Зачём же Серж Генсбур, ранее не пробовавший своих сил на писательском поприще, создаёт «Евгения Соколова»?Сказку-притчу «Евгений Соколов» тоже можно назвать одной из хулиганских выходок Генсбура. Безусловно, книга написана на классическом французском языке, к чему и стремился автор, ориентируясь на язык Бенжамена Констана. Но зато сюжет, благодаря своим воистину раблезианским корням, способен вогнать в краску не только юных барышень, но и людей более искушённых. Читатель, уже ознакомившийся с «Евгением Соколовым», поймёт мои эмоции, для всех же остальных я попробую кратко рассказать, о чём идёт речь в книге.

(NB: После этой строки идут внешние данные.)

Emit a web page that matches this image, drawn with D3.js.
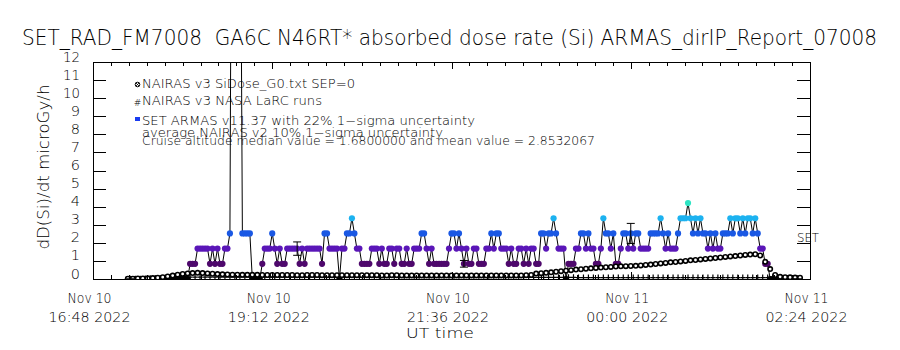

Герой по имени Евгений Соколов лежит в больнице и в красках описывает особенности работы своего кишечника. Он утверждает, что эти проявления, которые поначалу было весьма сложно скрывать от окружающих, со временем превратились в источник дохода, а именно – помогали ему создавать уникальные полотна, так называемые «газограммы». Евгений Соколов – художник, превративший буйность своей пищеварительной системы в метод создания картин.

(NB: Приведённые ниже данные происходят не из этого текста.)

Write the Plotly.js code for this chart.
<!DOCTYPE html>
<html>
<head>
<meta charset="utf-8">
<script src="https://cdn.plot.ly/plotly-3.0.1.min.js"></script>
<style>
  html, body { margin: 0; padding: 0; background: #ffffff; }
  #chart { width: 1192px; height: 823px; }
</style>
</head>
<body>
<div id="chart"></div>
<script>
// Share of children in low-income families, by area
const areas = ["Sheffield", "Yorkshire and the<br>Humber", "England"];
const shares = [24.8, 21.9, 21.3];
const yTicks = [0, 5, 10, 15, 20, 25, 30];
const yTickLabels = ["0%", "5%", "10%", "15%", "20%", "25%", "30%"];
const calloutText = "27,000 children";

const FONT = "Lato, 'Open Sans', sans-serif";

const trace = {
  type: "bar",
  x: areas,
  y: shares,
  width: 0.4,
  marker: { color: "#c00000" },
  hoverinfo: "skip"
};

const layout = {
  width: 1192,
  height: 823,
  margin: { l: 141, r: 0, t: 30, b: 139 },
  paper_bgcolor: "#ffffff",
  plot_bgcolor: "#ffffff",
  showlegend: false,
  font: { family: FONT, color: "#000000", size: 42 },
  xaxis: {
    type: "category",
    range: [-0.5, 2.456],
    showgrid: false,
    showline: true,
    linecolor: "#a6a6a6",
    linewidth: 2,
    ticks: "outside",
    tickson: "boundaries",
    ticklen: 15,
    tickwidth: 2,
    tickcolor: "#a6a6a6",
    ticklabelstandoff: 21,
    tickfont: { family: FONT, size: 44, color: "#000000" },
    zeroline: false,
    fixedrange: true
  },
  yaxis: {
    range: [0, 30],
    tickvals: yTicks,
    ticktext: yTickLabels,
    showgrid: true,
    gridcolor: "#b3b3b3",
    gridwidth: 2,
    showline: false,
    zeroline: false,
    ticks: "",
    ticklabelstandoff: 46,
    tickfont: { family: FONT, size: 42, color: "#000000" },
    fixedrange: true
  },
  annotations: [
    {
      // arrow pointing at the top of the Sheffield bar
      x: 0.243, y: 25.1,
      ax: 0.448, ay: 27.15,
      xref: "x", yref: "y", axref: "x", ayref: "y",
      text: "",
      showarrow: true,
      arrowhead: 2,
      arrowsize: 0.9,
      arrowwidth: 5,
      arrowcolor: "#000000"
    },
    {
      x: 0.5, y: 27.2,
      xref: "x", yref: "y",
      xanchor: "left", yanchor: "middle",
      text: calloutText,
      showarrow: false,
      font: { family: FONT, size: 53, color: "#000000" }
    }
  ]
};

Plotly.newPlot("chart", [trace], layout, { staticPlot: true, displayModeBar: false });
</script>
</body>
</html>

На момент выхода книги (1980) Генсбуру было 52 года. Уже записана песня «Je t’aime...moi non plus» («Я тебя люблю…Я тебя тоже нет») с Джейн Биркин, уже выпущена регги-версия «Марсельезы». Имидж Генсбура на тот момент успел крепко утвердиться в сознании миллионов, более того, «щёголь на дне» переживал вторую волну популярности после многолетнего штиля. И вот, видимо, чтобы окончательно закрепить эффект, Генсбур создаёт образ Евгения Соколова, художника с русскими корнями, в юности считающего улыбку Джоконды «ухмылкой» и ненавидящего слово «мэтр», т.к. оно напоминало ему о рабовладельческом строе. Конечно, здесь усматриваются явные автобиографические детали, чего не отрицает Джейн Биркин, с которой Генсбур расстался в том же 1980 году. Из предисловия к книге мы узнаём, что её старшую двоюродную сестру звали Абигайль - в сказке-притче это имя носит глухонемая девочка, с которой у Евгения завязываются отношения. В доме Генсбура и Биркин жил бультерьер Нана - Соколов заводит себе пса Мазепу той же породы. Все эти совпадения, как думается, не случайны.

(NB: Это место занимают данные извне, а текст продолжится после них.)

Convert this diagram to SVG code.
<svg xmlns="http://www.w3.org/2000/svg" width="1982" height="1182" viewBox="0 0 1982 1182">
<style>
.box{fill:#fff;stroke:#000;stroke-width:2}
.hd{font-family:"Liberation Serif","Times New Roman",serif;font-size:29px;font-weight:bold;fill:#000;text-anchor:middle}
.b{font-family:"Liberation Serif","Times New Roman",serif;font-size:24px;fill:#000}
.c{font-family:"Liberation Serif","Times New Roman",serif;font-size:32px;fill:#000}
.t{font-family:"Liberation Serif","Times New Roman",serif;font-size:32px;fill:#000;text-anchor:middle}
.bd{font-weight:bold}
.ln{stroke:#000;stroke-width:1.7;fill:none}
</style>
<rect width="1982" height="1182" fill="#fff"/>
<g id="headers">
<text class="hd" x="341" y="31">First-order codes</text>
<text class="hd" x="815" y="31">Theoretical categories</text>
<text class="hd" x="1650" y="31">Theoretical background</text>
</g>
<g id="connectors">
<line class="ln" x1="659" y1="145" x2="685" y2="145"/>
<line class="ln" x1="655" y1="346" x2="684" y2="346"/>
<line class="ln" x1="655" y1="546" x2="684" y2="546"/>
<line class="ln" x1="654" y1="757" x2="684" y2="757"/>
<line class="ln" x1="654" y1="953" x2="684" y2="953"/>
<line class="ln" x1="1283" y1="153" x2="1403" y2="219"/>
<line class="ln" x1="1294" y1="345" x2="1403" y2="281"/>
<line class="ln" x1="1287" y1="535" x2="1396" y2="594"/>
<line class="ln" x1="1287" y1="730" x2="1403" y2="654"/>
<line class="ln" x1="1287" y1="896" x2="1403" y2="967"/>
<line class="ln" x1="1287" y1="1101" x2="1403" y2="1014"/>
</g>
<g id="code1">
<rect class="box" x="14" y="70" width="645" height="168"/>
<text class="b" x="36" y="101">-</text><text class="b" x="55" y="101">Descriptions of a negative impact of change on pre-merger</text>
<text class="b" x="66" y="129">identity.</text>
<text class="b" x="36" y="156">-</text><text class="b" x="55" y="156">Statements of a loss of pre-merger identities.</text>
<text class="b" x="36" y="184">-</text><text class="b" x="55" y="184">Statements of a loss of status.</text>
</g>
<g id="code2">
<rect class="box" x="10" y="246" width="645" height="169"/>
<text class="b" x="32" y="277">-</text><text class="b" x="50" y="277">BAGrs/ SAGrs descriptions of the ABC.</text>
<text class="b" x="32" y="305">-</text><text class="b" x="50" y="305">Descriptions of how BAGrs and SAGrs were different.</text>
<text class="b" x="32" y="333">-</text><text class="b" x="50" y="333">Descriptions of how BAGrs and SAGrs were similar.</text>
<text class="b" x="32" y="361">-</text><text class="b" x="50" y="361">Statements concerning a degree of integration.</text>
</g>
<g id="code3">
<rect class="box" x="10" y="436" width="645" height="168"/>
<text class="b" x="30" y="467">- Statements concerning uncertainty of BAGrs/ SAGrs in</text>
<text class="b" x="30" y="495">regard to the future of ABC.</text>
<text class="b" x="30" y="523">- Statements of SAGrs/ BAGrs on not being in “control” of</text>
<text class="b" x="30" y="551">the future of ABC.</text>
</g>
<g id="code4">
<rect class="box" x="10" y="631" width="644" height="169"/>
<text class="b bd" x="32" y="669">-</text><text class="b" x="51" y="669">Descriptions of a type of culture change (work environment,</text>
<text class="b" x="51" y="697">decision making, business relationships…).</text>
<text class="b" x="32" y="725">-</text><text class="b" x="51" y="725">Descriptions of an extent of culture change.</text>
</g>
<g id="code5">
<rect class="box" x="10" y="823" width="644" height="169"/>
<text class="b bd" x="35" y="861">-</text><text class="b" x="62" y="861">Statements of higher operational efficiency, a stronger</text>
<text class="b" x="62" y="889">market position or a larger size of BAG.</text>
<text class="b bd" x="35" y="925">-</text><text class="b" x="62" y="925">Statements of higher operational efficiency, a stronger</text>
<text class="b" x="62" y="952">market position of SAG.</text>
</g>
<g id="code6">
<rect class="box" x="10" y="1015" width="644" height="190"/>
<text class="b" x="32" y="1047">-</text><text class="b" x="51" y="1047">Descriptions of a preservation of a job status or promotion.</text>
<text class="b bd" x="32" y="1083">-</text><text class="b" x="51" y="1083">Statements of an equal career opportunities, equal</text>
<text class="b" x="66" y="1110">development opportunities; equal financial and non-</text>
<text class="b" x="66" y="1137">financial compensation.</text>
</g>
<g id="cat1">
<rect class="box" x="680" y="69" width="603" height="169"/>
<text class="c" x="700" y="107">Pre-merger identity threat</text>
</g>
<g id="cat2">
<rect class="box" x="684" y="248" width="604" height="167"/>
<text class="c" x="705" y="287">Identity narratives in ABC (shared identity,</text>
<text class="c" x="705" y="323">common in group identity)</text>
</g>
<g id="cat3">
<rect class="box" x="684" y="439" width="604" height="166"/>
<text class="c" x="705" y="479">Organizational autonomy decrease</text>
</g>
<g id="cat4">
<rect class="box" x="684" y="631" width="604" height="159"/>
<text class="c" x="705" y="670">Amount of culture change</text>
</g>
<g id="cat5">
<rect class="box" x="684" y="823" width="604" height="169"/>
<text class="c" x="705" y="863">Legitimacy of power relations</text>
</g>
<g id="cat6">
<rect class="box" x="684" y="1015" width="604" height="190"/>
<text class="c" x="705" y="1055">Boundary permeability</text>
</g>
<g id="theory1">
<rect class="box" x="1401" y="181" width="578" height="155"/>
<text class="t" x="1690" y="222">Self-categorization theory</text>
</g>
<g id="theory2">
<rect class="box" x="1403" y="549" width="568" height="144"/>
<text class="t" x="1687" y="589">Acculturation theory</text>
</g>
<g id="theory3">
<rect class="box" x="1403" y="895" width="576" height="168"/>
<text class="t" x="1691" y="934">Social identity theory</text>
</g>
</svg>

С моей точки зрения, можно выделить два текста, которые Генсбур вполне мог держать в уме при написании «Евгения Соколова». Ранее упоминалось о раблезианских корнях сюжета – конечно, речь идёт о традиции низовой смеховой культуры «Гаргантюа и Пантагрюэля», которую сказка-притча осознанно или нет транслирует. Ещё один более формальный признак, отсылающий нас к этому тексту XVI века – любовь автора к составлению всяческих списков, будь то перечисление ресторанных блюд или же книг про всё то же пищеварение.
Вторая явно напрашивающаяся параллель – «Дневник одного гения» Сальвадора Дали. В обеих книгах поражают изящество и непринуждённость, с которыми описываются самые интимные подробности функционирования человеческого организма (чего стоит фрагмент, в котором Дали рассказывает о дне, который он посвятил слюновыделению). И у Дали, и у Генсбура рассуждения на столь деликатные темы ведутся с истинно философским упоением.
Зачём же Серж Генсбур, ранее не пробовавший своих сил на писательском поприще, создаёт «Евгения Соколова»? Это сатира на светское общество, готовое принять за искусство буквально любое… проявление человеческого организма? Возможно, но не только. Важно, что книга подтверждает двойственность личности Генсбура – его умение самовыражаться через сочетание несочетаемого. Говорить о табуированной теме языком Флобера – тоже своего рода хулиганство, но выглядящее необычайно изысканное. Даже в такой непривычной для себя форме – форме прозы – Генсбур выдерживает стиль вечного возмутителя спокойствия.